A central argument of Beijing from Below is that the stubborn resiliency and determination of the residents of Dashalar in the face of grinding poverty and extreme inequality should be interpreted as a “subaltern agency not associated with subversion or protest” (102) but rather with “a form of struggle on the part of disadvantaged people to claim a dignity in an environment that, objectively, denied it to them” (222). Inspired by Saba Mahmood’s definition of agency in Politics of Piety: The Islamic Revival and the Feminist Subject (Princeton University Press, 2005) as “the multiple interests and motivations involved in people’s assertion of self” (71), Evans shows how the residents of Dashalar had a nuanced relationship to both expressions of state power and traditional norms around gender and family. While they often expressed doubt or derision over state-sponsored development plans, many residents were also eager to profit from them whenever possible. Despite coming of age at a time when women were able and expected to work and often acting as the main breadwinners of their families, many Dashalar mothers and wives asserted their agency through claims to equal dignity and ethical personhood in ways that often accommodated rather than challenged male authority. For Dashalar residents of all genders and generations, the family continued to be an important source of personal identity and motivation.

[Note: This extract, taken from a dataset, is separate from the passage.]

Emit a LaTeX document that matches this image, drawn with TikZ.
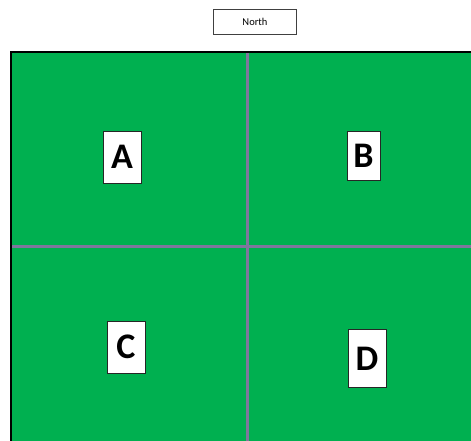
\documentclass[tikz,border=0pt]{standalone}
\usepackage{fontspec}
\setmainfont{Carlito}
\definecolor{fieldgreen}{RGB}{0,176,80}
\definecolor{divider}{RGB}{128,118,158}
\begin{document}
\begin{tikzpicture}[x=1pt,y=-1pt,
  labelbox/.style={draw=black!85,line width=0.9pt,fill=white,inner sep=0pt,font=\fontsize{36}{36}\selectfont\bfseries},
  northbox/.style={draw=black!75,line width=0.9pt,fill=white,minimum width=83pt,minimum height=25pt,inner sep=0pt,font=\fontsize{10.5}{11}\selectfont}]
\useasboundingbox (0,0) rectangle (471,441);
\fill[white] (0,0) rectangle (471,441);
\fill[fieldgreen] (11,52) rectangle (471,441);
\draw[divider,line width=3pt] (247,52) -- (247,441);
\draw[divider,line width=3pt] (11,246) -- (471,246);
\draw[black,line width=2pt] (11,441) -- (11,52) -- (471,52);
\node[northbox] (north) at (255,21.5) {North};
\node[labelbox,minimum width=38pt,minimum height=52pt] (A) at (122,157) {A};
\node[labelbox,minimum width=33pt,minimum height=49pt] (B) at (363.5,155.5) {B};
\node[labelbox,minimum width=38pt,minimum height=52pt] (C) at (126,347) {C};
\node[labelbox,minimum width=38pt,minimum height=58pt] (D) at (367,358.5) {D};
\end{tikzpicture}
\end{document}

Although the book contains so much rich detail that the author sometimes inadvertently repeats information that was already mentioned, the writing style overall is very clear, direct, and unpretentious, without a lot of jargon or dense theoretical verbiage. This makes it well suited for adoption in advanced undergraduate and graduate-level courses. In addition to being a gripping and moving read, Beijing from Below makes major contributions to the literatures on Chinese anthropology, economic anthropology, political anthropology, urban anthropology, and the anthropology of women, gender, and the family.